DIRECTIONS –
Repeat exactly the lines running from the first line of the data to the line containing "19, color: '#000'", both ends included, and nothing else; drop the pictures.

━━━━━━

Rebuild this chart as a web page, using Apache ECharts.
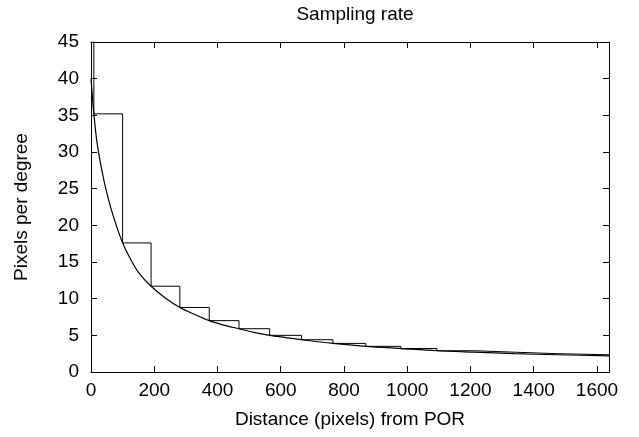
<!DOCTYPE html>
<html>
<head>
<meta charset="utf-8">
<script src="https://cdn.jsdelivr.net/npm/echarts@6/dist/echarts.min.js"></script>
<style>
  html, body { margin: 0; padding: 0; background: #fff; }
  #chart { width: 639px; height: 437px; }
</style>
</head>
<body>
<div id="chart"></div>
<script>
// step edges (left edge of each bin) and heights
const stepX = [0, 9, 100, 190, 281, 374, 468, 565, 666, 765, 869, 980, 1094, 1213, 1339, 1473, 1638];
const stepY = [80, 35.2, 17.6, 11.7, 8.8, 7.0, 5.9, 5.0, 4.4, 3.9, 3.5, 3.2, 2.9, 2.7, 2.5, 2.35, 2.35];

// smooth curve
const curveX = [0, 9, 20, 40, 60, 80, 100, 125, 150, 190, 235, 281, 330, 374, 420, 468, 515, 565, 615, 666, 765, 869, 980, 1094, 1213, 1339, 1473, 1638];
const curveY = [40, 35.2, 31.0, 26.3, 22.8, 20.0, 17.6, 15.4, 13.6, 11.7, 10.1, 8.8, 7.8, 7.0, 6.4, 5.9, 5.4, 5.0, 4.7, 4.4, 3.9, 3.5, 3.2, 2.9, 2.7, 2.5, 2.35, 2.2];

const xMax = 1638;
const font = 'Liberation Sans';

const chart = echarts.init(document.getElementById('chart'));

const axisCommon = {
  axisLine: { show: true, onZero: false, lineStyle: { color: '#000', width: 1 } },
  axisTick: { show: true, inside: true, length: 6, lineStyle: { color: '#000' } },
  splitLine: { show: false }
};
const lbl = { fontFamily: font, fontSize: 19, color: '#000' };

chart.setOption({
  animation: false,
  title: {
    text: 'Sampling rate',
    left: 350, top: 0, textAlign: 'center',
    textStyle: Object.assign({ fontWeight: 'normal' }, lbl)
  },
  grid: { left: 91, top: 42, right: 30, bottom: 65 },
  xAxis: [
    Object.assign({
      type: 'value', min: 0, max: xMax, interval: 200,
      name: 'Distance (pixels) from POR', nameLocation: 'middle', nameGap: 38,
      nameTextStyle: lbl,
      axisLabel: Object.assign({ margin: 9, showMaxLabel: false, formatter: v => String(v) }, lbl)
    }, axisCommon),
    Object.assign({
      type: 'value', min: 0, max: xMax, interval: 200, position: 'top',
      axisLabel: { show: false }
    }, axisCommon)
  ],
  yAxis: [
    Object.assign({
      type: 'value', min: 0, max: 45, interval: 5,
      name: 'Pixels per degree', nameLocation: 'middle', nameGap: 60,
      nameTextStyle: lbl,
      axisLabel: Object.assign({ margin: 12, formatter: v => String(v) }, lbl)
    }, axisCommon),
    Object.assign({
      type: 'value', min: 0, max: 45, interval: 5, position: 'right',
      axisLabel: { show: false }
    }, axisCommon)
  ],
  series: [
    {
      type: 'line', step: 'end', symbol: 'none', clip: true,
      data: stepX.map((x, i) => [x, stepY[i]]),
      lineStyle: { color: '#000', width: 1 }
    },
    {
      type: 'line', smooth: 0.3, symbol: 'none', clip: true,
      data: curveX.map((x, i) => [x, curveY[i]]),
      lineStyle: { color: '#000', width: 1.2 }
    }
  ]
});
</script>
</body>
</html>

━━━━━━

EXERCISE RESPONSE –
Rebuild this chart as a web page, using Apache ECharts.
<!DOCTYPE html>
<html>
<head>
<meta charset="utf-8">
<script src="https://cdn.jsdelivr.net/npm/echarts@6/dist/echarts.min.js"></script>
<style>
  html, body { margin: 0; padding: 0; background: #fff; }
  #chart { width: 639px; height: 437px; }
</style>
</head>
<body>
<div id="chart"></div>
<script>
// step edges (left edge of each bin) and heights
const stepX = [0, 9, 100, 190, 281, 374, 468, 565, 666, 765, 869, 980, 1094, 1213, 1339, 1473, 1638];
const stepY = [80, 35.2, 17.6, 11.7, 8.8, 7.0, 5.9, 5.0, 4.4, 3.9, 3.5, 3.2, 2.9, 2.7, 2.5, 2.35, 2.35];

// smooth curve
const curveX = [0, 9, 20, 40, 60, 80, 100, 125, 150, 190, 235, 281, 330, 374, 420, 468, 515, 565, 615, 666, 765, 869, 980, 1094, 1213, 1339, 1473, 1638];
const curveY = [40, 35.2, 31.0, 26.3, 22.8, 20.0, 17.6, 15.4, 13.6, 11.7, 10.1, 8.8, 7.8, 7.0, 6.4, 5.9, 5.4, 5.0, 4.7, 4.4, 3.9, 3.5, 3.2, 2.9, 2.7, 2.5, 2.35, 2.2];

const xMax = 1638;
const font = 'Liberation Sans';

const chart = echarts.init(document.getElementById('chart'));

const axisCommon = {
  axisLine: { show: true, onZero: false, lineStyle: { color: '#000', width: 1 } },
  axisTick: { show: true, inside: true, length: 6, lineStyle: { color: '#000' } },
  splitLine: { show: false }
};
const lbl = { fontFamily: font, fontSize: 19, color: '#000' };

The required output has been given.